Tell me about it. I know you will.
I posted earlier today about a lovely evening we had yesterday with our current and former housemates. Upon reflection later today however, a couple of points in the conversation have raised my dander. Two different people we met for the very first time last night learned we are Americans and immediately commented on international political topics.
Situation number one:
Oh, you’re from America? That’s nice. I was just in the U.S. for the first time earlier this year. Can you believe I had to go through immigration and reclaim my luggage and re-check in to my flight to continue on my itinerary to Panama? It was a major pain!
Situation number two:
Do I detect a bit of an accent? American perhaps? Yes, I thought so. You know they killed those German hostages in Afghanistan. It’s been confirmed.
For reference, Mr. #2 was talking about this story. I had only a vague recollection of the issue; I’m not sure how well informed I am compared to other Americans living overseas. Has this story made news in the USA at all?
Fortunately after the awkwardness that initially followed both situations, I didn’t feel attacked or otherwise singled out, and the rest of the evening was quite enjoyable (to give you an idea, I slept in until almost 10 a.m., and I’m always out of bed by 7:30 — even on Sundays!). I just wish that when we identify our nationality, the first association people make would change from war and terrorism and President Bush and energy consumption to something
- I’d rather talk about, and
- that doesn’t make me feel like I’m supposed to offer an explanation or apology.

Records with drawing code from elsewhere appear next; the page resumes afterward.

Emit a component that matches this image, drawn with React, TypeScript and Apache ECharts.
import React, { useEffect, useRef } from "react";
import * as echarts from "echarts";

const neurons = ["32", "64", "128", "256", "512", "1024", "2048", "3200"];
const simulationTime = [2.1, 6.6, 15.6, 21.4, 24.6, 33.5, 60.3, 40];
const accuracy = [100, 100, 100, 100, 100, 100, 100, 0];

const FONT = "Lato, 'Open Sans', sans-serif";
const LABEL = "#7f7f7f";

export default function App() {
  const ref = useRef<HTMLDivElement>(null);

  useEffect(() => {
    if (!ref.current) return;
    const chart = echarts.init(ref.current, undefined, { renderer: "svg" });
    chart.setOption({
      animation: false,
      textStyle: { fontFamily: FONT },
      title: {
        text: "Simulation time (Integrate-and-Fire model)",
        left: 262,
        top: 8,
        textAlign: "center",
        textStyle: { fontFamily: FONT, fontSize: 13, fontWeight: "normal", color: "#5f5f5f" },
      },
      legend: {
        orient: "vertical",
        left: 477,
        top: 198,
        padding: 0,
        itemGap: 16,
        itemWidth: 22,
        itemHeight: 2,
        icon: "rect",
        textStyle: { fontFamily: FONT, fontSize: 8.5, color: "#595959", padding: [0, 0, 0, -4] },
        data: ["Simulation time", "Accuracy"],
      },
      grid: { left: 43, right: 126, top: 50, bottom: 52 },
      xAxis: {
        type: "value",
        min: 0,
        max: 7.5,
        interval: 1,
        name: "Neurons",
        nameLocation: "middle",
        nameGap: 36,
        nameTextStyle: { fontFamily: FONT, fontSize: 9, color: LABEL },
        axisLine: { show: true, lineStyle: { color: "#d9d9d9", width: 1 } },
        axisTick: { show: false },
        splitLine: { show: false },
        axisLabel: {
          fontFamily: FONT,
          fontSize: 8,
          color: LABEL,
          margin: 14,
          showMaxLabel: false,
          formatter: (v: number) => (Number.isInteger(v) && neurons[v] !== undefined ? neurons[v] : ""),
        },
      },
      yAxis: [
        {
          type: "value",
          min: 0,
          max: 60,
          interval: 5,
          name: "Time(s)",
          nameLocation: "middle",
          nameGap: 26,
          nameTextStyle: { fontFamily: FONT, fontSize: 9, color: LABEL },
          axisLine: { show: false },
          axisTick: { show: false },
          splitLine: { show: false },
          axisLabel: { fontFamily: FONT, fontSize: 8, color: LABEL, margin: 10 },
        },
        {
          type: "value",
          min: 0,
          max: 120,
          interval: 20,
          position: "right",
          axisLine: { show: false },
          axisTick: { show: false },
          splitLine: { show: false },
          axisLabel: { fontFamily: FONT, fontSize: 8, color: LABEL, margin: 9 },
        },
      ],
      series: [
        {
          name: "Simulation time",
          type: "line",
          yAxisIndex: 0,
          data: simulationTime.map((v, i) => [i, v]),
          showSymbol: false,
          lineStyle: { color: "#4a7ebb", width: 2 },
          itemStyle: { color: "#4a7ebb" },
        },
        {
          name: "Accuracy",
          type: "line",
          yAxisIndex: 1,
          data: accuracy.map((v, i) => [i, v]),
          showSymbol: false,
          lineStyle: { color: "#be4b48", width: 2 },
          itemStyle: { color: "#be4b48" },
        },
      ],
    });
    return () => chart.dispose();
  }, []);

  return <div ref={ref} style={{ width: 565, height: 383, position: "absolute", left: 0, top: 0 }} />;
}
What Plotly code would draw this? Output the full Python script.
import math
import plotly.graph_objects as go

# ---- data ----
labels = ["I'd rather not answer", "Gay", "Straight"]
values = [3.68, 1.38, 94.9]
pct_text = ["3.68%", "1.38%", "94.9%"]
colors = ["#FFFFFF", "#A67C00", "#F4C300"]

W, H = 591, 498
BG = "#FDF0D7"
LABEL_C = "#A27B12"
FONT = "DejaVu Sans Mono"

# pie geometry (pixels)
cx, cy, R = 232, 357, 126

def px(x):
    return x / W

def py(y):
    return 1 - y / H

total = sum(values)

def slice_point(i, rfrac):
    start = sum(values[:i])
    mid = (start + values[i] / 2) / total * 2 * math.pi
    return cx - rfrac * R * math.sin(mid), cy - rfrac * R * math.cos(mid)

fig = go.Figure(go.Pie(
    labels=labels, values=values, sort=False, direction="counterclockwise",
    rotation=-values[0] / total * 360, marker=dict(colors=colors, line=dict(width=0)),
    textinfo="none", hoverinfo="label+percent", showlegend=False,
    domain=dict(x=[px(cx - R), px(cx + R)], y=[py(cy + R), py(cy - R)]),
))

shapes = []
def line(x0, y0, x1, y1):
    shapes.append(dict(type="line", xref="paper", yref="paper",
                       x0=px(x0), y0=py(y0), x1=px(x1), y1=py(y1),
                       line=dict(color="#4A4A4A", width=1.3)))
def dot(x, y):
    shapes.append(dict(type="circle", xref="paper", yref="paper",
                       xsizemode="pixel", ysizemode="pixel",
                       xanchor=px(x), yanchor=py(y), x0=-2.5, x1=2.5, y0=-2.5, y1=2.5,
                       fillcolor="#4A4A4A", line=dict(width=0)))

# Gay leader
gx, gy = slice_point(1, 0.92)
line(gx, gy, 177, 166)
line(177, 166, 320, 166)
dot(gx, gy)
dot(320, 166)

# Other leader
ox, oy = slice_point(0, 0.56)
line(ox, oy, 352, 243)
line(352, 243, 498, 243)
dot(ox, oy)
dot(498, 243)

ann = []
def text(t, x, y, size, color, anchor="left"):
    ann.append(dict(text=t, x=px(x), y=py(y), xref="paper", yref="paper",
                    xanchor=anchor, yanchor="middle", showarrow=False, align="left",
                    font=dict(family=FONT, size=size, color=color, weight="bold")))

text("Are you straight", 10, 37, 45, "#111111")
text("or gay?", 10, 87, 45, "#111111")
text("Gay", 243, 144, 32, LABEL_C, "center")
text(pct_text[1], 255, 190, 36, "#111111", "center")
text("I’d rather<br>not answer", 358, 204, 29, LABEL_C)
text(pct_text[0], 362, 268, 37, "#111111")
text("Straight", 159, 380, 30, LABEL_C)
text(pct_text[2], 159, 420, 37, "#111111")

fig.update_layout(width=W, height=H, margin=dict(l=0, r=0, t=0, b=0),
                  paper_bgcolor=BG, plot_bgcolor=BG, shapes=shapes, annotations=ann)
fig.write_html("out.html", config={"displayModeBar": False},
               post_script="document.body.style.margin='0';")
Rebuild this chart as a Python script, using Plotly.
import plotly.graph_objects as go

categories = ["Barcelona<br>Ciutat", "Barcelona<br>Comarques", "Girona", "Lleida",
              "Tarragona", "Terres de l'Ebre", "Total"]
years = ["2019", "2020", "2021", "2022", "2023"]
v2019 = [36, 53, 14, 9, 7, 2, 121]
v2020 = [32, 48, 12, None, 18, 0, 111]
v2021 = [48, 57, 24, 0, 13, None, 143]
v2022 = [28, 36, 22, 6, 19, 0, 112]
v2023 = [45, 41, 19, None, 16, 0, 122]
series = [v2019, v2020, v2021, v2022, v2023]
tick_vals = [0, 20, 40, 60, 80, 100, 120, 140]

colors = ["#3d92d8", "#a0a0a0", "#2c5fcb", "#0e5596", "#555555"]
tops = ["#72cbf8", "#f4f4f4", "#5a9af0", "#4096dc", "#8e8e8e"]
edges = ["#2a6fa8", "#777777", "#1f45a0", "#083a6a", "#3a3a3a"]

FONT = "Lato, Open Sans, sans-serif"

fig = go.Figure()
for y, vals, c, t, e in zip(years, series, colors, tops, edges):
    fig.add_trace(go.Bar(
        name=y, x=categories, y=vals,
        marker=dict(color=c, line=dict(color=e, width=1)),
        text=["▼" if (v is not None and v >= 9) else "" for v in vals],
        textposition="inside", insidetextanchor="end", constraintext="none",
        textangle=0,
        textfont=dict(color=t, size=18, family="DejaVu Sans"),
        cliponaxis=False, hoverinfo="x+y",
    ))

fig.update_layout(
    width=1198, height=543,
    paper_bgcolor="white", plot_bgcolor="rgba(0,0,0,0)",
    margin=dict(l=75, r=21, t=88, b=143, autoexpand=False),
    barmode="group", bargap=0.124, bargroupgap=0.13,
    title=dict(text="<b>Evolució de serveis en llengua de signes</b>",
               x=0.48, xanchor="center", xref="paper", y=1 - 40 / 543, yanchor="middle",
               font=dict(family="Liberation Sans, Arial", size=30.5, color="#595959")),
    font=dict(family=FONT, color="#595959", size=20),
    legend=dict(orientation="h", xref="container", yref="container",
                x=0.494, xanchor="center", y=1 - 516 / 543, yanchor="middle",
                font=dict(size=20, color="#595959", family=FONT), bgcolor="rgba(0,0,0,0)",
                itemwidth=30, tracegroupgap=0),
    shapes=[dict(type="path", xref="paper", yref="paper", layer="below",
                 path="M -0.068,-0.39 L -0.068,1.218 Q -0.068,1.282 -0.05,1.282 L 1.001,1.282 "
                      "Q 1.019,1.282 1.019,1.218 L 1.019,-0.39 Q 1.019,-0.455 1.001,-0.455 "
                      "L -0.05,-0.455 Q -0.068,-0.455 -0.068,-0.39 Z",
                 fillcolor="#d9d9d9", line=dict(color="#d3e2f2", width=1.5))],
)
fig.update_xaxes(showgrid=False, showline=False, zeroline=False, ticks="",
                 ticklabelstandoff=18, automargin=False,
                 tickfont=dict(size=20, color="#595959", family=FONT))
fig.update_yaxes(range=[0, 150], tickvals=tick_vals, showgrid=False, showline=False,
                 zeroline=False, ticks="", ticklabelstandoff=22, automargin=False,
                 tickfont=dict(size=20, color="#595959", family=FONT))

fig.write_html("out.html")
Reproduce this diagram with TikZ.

Sometimes I want to turn around and ask them if they knew anyone who’d ever been trapped aboard a hijacked plane or right in the middle of enjoying a nice morning cup of coffee (admittedly, the coffee’s better here) when one of said planes makes an unscheduled stop. Or if they could imagine what it’s like to represent a country whose leader was not their choice and whose actions had a deep and lasting impact on their national reputation. How about it, deutsche Freunde? Wouldn’t that be a bitter pill to swallow?